Jacky also added a third estate called Haut-Milon in Pauillac, and invested in the development and improvement of the properties. The estate now spreads over 43 hectares, with 36 hectares of vineyards located close to the northern end of Pauillac, neighboring Lafite-Rothschild, Mouton-Rothschild and Pontet-Canet.

The soils are unsurprisingly gravelly, with clay and limestone found at a greater depth. The oldest vines date from 1950, and the average age is approximately 35 years. The planting density is from 8333 to 10000 vines per hectare, with half being Cabernet Sauvignon, 45% Merlot and 5% Cabernet Franc.

Green harvesting is practiced, with leaf plucking as well, under the management of vineyard manager Cyril Petit. The fruit is hand-picked into small crates, starting from the central vines within a plot, an unusual approach.

The fruit is then placed in cold storage for 24 hours to even out the temperature before it is sorted manually, destemmed, sorted again and vinified in thermo controlled stainless steel vats. The vats are filled by gravity without crushing, to protect integrity of the fruit and enhance the quality of the extracted tannin.

The wine then undergoes cold maceration, followed by eight weeks of maceration during and after fermentation, with punching down and delestage. The wine spends 14-16 months in oak, 60% are new and remaining one-year, with 20% of the malolactic fermentation occurring in barrel.

The grand vin is Chateau Pedesclaux and there is also a second wine named Sens de Pedesclaux, renamed to Fleur de Pedesclaux after the 2007 vintage. Total production is around 8000 cases.
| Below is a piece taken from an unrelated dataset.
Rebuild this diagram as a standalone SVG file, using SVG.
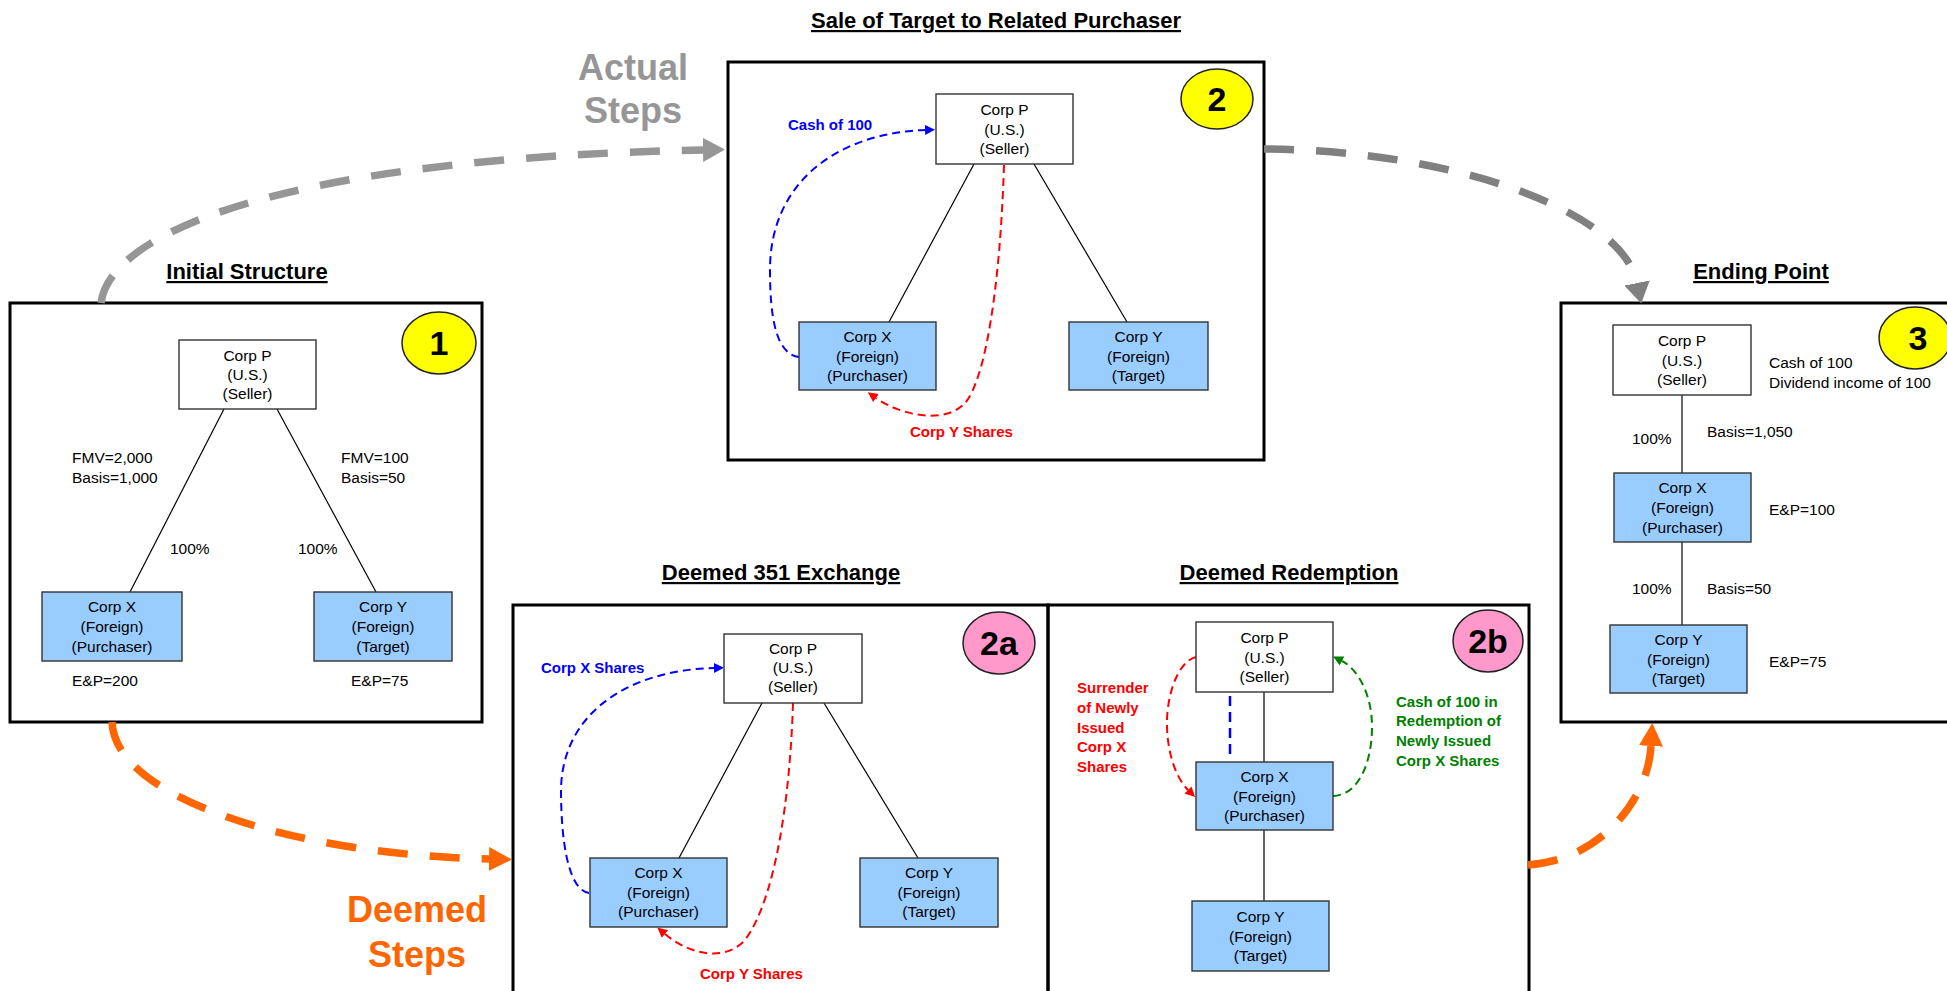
<svg xmlns="http://www.w3.org/2000/svg" width="1947" height="991" viewBox="0 0 1947 991">
<defs>
<style>
text{font-family:"Liberation Sans",Arial,sans-serif}
.panel{fill:none;stroke:#000;stroke-width:3}
.node{stroke:#333;stroke-width:1.4}
.w{fill:#fff}
.b{fill:#99CCFF}
.nt{font-size:15.5px;text-anchor:middle;fill:#000}
.lt{font-size:15.5px;fill:#000}
.title{font-size:22px;font-weight:bold;text-anchor:middle;text-decoration:underline;fill:#000}
.tree{stroke:#000;stroke-width:1.2;fill:none}
.badgeY{fill:#FFFF00;stroke:#222;stroke-width:1.5}
.badgeP{fill:#FF99CC;stroke:#222;stroke-width:1.5}
.bt{font-size:34px;font-weight:bold;text-anchor:middle;fill:#000}
.lbl{font-size:15px;font-weight:bold}
.big{font-size:36px;font-weight:bold;text-anchor:middle}
.dblue{stroke:#0000FF;stroke-width:2;fill:none;stroke-dasharray:8 5}
.dred{stroke:#FF0000;stroke-width:2;fill:none;stroke-dasharray:8 5}
.dgreen{stroke:#008000;stroke-width:2;fill:none;stroke-dasharray:8 5}
.gray1{stroke:#969696;stroke-width:7.5;fill:none;stroke-dasharray:30 22}
.gray2{stroke:#808080;stroke-width:7.5;fill:none;stroke-dasharray:30 22}
.orange{stroke:#FF6600;stroke-width:7.5;fill:none;stroke-dasharray:30 22}
</style>
<marker id="mBlue" markerUnits="userSpaceOnUse" markerWidth="12" markerHeight="12" refX="0" refY="5" orient="auto" viewBox="0 0 12 10"><path d="M0,0 L10,5 L0,10 z" fill="#0000FF"/></marker>
<marker id="mRed" markerUnits="userSpaceOnUse" markerWidth="12" markerHeight="12" refX="0" refY="5" orient="auto" viewBox="0 0 12 10"><path d="M0,0 L10,5 L0,10 z" fill="#FF0000"/></marker>
<marker id="mGreen" markerUnits="userSpaceOnUse" markerWidth="12" markerHeight="12" refX="0" refY="5" orient="auto" viewBox="0 0 12 10"><path d="M0,0 L10,5 L0,10 z" fill="#008000"/></marker>
<marker id="mGray1" markerUnits="userSpaceOnUse" markerWidth="24" markerHeight="24" refX="0" refY="12" orient="auto" viewBox="0 0 24 24"><path d="M0,0 L22,12 L0,24 z" fill="#969696"/></marker>
<marker id="mGray2" markerUnits="userSpaceOnUse" markerWidth="24" markerHeight="26" refX="0" refY="13" orient="auto" viewBox="0 0 24 26"><path d="M0,0 L21,13 L0,26 z" fill="#808080"/></marker>
<marker id="mOrange" markerUnits="userSpaceOnUse" markerWidth="24" markerHeight="24" refX="0" refY="12" orient="auto" viewBox="0 0 24 24"><path d="M0,0 L23,12 L0,24 z" fill="#FF6600"/></marker>
</defs>
<rect width="1947" height="991" fill="#fff"/>

<!-- panels -->
<g id="panels">
<rect class="panel" x="10" y="303" width="472" height="419"/>
<rect class="panel" x="728" y="62" width="536" height="398"/>
<rect class="panel" x="1561" y="303" width="400" height="419"/>
<rect class="panel" x="513" y="605" width="535" height="400"/>
<rect class="panel" x="1048" y="605" width="481" height="400"/>
</g>

<!-- titles -->
<g id="titles">
<text class="title" x="247" y="279">Initial Structure</text>
<text class="title" x="996" y="28">Sale of Target to Related Purchaser</text>
<text class="title" x="1761" y="279">Ending Point</text>
<text class="title" x="781" y="580">Deemed 351 Exchange</text>
<text class="title" x="1289" y="580">Deemed Redemption</text>
<text class="big" x="633" y="80" fill="#969696">Actual</text>
<text class="big" x="633" y="123" fill="#969696">Steps</text>
<text class="big" x="417" y="922" fill="#FF6600">Deemed</text>
<text class="big" x="417" y="967" fill="#FF6600">Steps</text>
</g>

<!-- connectors -->
<g id="connectors">
<!-- panel 1 tree -->
<line class="tree" x1="224" y1="409" x2="130" y2="592"/>
<line class="tree" x1="277" y1="409" x2="376" y2="592"/>
<!-- panel 2 tree -->
<line class="tree" x1="974" y1="164" x2="889" y2="322"/>
<line class="tree" x1="1034" y1="164" x2="1127" y2="322"/>
<!-- panel 3 tree -->
<line class="tree" x1="1682" y1="395" x2="1682" y2="473"/>
<line class="tree" x1="1682" y1="542" x2="1682" y2="625"/>
<!-- panel 2a tree -->
<line class="tree" x1="762" y1="703" x2="679" y2="858"/>
<line class="tree" x1="824" y1="703" x2="918" y2="858"/>
<!-- panel 2b tree -->
<line class="tree" x1="1264" y1="692" x2="1264" y2="762"/>
<line class="tree" x1="1264" y1="830" x2="1264" y2="901"/>

<!-- big flow arrows -->
<path class="gray1" d="M101,303 C110,232 285,158 703,150" marker-end="url(#mGray1)"/>
<path class="gray2" d="M1264,149 C1450,150 1622,210 1637,283" marker-end="url(#mGray2)"/>
<path class="orange" d="M112,722 C115,800 300,855 489,859" marker-end="url(#mOrange)"/>
<path class="orange" d="M1528,865 C1600,860 1648,800 1651,746" marker-end="url(#mOrange)"/>

<!-- panel 2 flows -->
<path class="dblue" d="M799,357 C776,354 770,318 770,270 C770,180 840,133 925,130" marker-end="url(#mBlue)"/>
<path class="dred" d="M1004,165 C1000,290 985,380 965,403 C945,425 900,415 876,398" marker-end="url(#mRed)"/>
<!-- panel 2a flows -->
<path class="dblue" d="M589,893 C568,890 561,840 561,790 C562,712 630,670 714,668" marker-end="url(#mBlue)"/>
<path class="dred" d="M793,703 C790,800 775,900 745,940 C725,962 690,955 665,934" marker-end="url(#mRed)"/>
<!-- panel 2b flows -->
<path class="dred" d="M1196,657 C1176,662 1166,700 1167,727 C1168,758 1178,780 1188,790" marker-end="url(#mRed)"/>
<path class="dgreen" d="M1333,796 C1360,795 1372,760 1372,727 C1372,692 1356,668 1342,661" marker-end="url(#mGreen)"/>
<line x1="1230" y1="696" x2="1230" y2="754" stroke="#0000FF" stroke-width="2.5" stroke-dasharray="10 6"/>
</g>

<!-- Panel 1 nodes -->
<g id="p1-corpP">
<rect class="node w" x="179" y="340" width="137" height="69"/>
<text class="nt" x="247.5" y="361">Corp P</text>
<text class="nt" x="247.5" y="380">(U.S.)</text>
<text class="nt" x="247.5" y="399">(Seller)</text>
</g>
<g id="p1-corpX">
<rect class="node b" x="42" y="592" width="140" height="69"/>
<text class="nt" x="112" y="612">Corp X</text>
<text class="nt" x="112" y="632">(Foreign)</text>
<text class="nt" x="112" y="652">(Purchaser)</text>
</g>
<g id="p1-corpY">
<rect class="node b" x="314" y="592" width="138" height="69"/>
<text class="nt" x="383" y="612">Corp Y</text>
<text class="nt" x="383" y="632">(Foreign)</text>
<text class="nt" x="383" y="652">(Target)</text>
</g>
<g id="p1-labels">
<text class="lt" x="72" y="463">FMV=2,000</text>
<text class="lt" x="72" y="483">Basis=1,000</text>
<text class="lt" x="341" y="463">FMV=100</text>
<text class="lt" x="341" y="483">Basis=50</text>
<text class="lt" x="170" y="554">100%</text>
<text class="lt" x="298" y="554">100%</text>
<text class="lt" x="72" y="686">E&amp;P=200</text>
<text class="lt" x="351" y="686">E&amp;P=75</text>
</g>
<g id="badge1">
<ellipse class="badgeY" cx="439" cy="343" rx="37" ry="31"/>
<text class="bt" x="439" y="355">1</text>
</g>

<!-- Panel 2 nodes -->
<g id="p2-corpP">
<rect class="node w" x="936" y="94" width="137" height="70"/>
<text class="nt" x="1004.5" y="115">Corp P</text>
<text class="nt" x="1004.5" y="135">(U.S.)</text>
<text class="nt" x="1004.5" y="154">(Seller)</text>
</g>
<g id="p2-corpX">
<rect class="node b" x="799" y="322" width="137" height="68"/>
<text class="nt" x="867.5" y="342">Corp X</text>
<text class="nt" x="867.5" y="362">(Foreign)</text>
<text class="nt" x="867.5" y="381">(Purchaser)</text>
</g>
<g id="p2-corpY">
<rect class="node b" x="1069" y="322" width="139" height="68"/>
<text class="nt" x="1138.5" y="342">Corp Y</text>
<text class="nt" x="1138.5" y="362">(Foreign)</text>
<text class="nt" x="1138.5" y="381">(Target)</text>
</g>
<g id="p2-labels">
<text class="lbl" x="788" y="130" fill="#0000FF">Cash of 100</text>
<text class="lbl" x="910" y="437" fill="#FF0000">Corp Y Shares</text>
</g>
<g id="badge2">
<ellipse class="badgeY" cx="1217" cy="99" rx="36" ry="30"/>
<text class="bt" x="1217" y="111">2</text>
</g>

<!-- Panel 3 nodes -->
<g id="p3-corpP">
<rect class="node w" x="1613" y="325" width="138" height="70"/>
<text class="nt" x="1682" y="346">Corp P</text>
<text class="nt" x="1682" y="366">(U.S.)</text>
<text class="nt" x="1682" y="385">(Seller)</text>
</g>
<g id="p3-corpX">
<rect class="node b" x="1614" y="473" width="137" height="69"/>
<text class="nt" x="1682.5" y="493">Corp X</text>
<text class="nt" x="1682.5" y="513">(Foreign)</text>
<text class="nt" x="1682.5" y="533">(Purchaser)</text>
</g>
<g id="p3-corpY">
<rect class="node b" x="1610" y="625" width="137" height="68"/>
<text class="nt" x="1678.5" y="645">Corp Y</text>
<text class="nt" x="1678.5" y="665">(Foreign)</text>
<text class="nt" x="1678.5" y="684">(Target)</text>
</g>
<g id="p3-labels">
<text class="lt" x="1769" y="368">Cash of 100</text>
<text class="lt" x="1769" y="388">Dividend income of 100</text>
<text class="lt" x="1632" y="444">100%</text>
<text class="lt" x="1707" y="437">Basis=1,050</text>
<text class="lt" x="1769" y="515">E&amp;P=100</text>
<text class="lt" x="1632" y="594">100%</text>
<text class="lt" x="1707" y="594">Basis=50</text>
<text class="lt" x="1769" y="667">E&amp;P=75</text>
</g>
<g id="badge3">
<ellipse class="badgeY" cx="1915" cy="338" rx="36" ry="31"/>
<text class="bt" x="1918" y="350">3</text>
</g>

<!-- Panel 2a nodes -->
<g id="p2a-corpP">
<rect class="node w" x="724" y="634" width="138" height="69"/>
<text class="nt" x="793" y="654">Corp P</text>
<text class="nt" x="793" y="673">(U.S.)</text>
<text class="nt" x="793" y="692">(Seller)</text>
</g>
<g id="p2a-corpX">
<rect class="node b" x="590" y="858" width="137" height="69"/>
<text class="nt" x="658.5" y="878">Corp X</text>
<text class="nt" x="658.5" y="898">(Foreign)</text>
<text class="nt" x="658.5" y="917">(Purchaser)</text>
</g>
<g id="p2a-corpY">
<rect class="node b" x="860" y="858" width="138" height="69"/>
<text class="nt" x="929" y="878">Corp Y</text>
<text class="nt" x="929" y="898">(Foreign)</text>
<text class="nt" x="929" y="917">(Target)</text>
</g>
<g id="p2a-labels">
<text class="lbl" x="541" y="673" fill="#0000FF">Corp X Shares</text>
<text class="lbl" x="700" y="979" fill="#FF0000">Corp Y Shares</text>
</g>
<g id="badge2a">
<ellipse class="badgeP" cx="999" cy="643" rx="36" ry="31"/>
<text class="bt" x="999" y="655">2a</text>
</g>

<!-- Panel 2b nodes -->
<g id="p2b-corpP">
<rect class="node w" x="1196" y="622" width="137" height="70"/>
<text class="nt" x="1264.5" y="643">Corp P</text>
<text class="nt" x="1264.5" y="663">(U.S.)</text>
<text class="nt" x="1264.5" y="682">(Seller)</text>
</g>
<g id="p2b-corpX">
<rect class="node b" x="1196" y="762" width="137" height="68"/>
<text class="nt" x="1264.5" y="782">Corp X</text>
<text class="nt" x="1264.5" y="802">(Foreign)</text>
<text class="nt" x="1264.5" y="821">(Purchaser)</text>
</g>
<g id="p2b-corpY">
<rect class="node b" x="1192" y="901" width="137" height="70"/>
<text class="nt" x="1260.5" y="922">Corp Y</text>
<text class="nt" x="1260.5" y="942">(Foreign)</text>
<text class="nt" x="1260.5" y="961">(Target)</text>
</g>
<g id="p2b-labels">
<text class="lbl" x="1077" y="693" fill="#FF0000">Surrender</text>
<text class="lbl" x="1077" y="713" fill="#FF0000">of Newly</text>
<text class="lbl" x="1077" y="733" fill="#FF0000">Issued</text>
<text class="lbl" x="1077" y="752" fill="#FF0000">Corp X</text>
<text class="lbl" x="1077" y="772" fill="#FF0000">Shares</text>
<text class="lbl" x="1396" y="707" fill="#008000">Cash of 100 in</text>
<text class="lbl" x="1396" y="726" fill="#008000">Redemption of</text>
<text class="lbl" x="1396" y="746" fill="#008000">Newly Issued</text>
<text class="lbl" x="1396" y="766" fill="#008000">Corp X Shares</text>
</g>
<g id="badge2b">
<ellipse class="badgeP" cx="1488" cy="641" rx="35" ry="31"/>
<text class="bt" x="1488" y="653">2b</text>
</g>
</svg>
I have recently tasted the 2005 vintage and below is my tasting note:

Appearance
Bright and clear, it has deep ruby color, with garnet rims and legs.

Nose
Clean, with medium intensity aromas showing black fruit of blackberry and dark cherries, animal notes of meaty, oak notes of vanilla and cedar, pungent spice of licorice, mineral notes of graphite, maturity notes of wet leaves. The wine is developing.

Palate
Dry with medium acidity, this wine has medium (+) tannin which is ripe and integrated. Medium in alcohol with medium body, with medium intensity flavors of black fruit of blackberry and dark cherries, red fruit of red plum, oak notes of cedar, sweet spice of cloves, mineral notes of earth. The wine has a medium (+) finish.

Conclusion
Good quality Pauillac with a reasonably intense nose showing good complexity, the wine has a solid structure with good balance on the flavor, acidity and tannin, which is smooth and fully-integrated. With plenty of flavors of fair concentration, the wine finishes with a fairly long length. It is ready to drink now though can benefit from further ageing of another 2-3 years.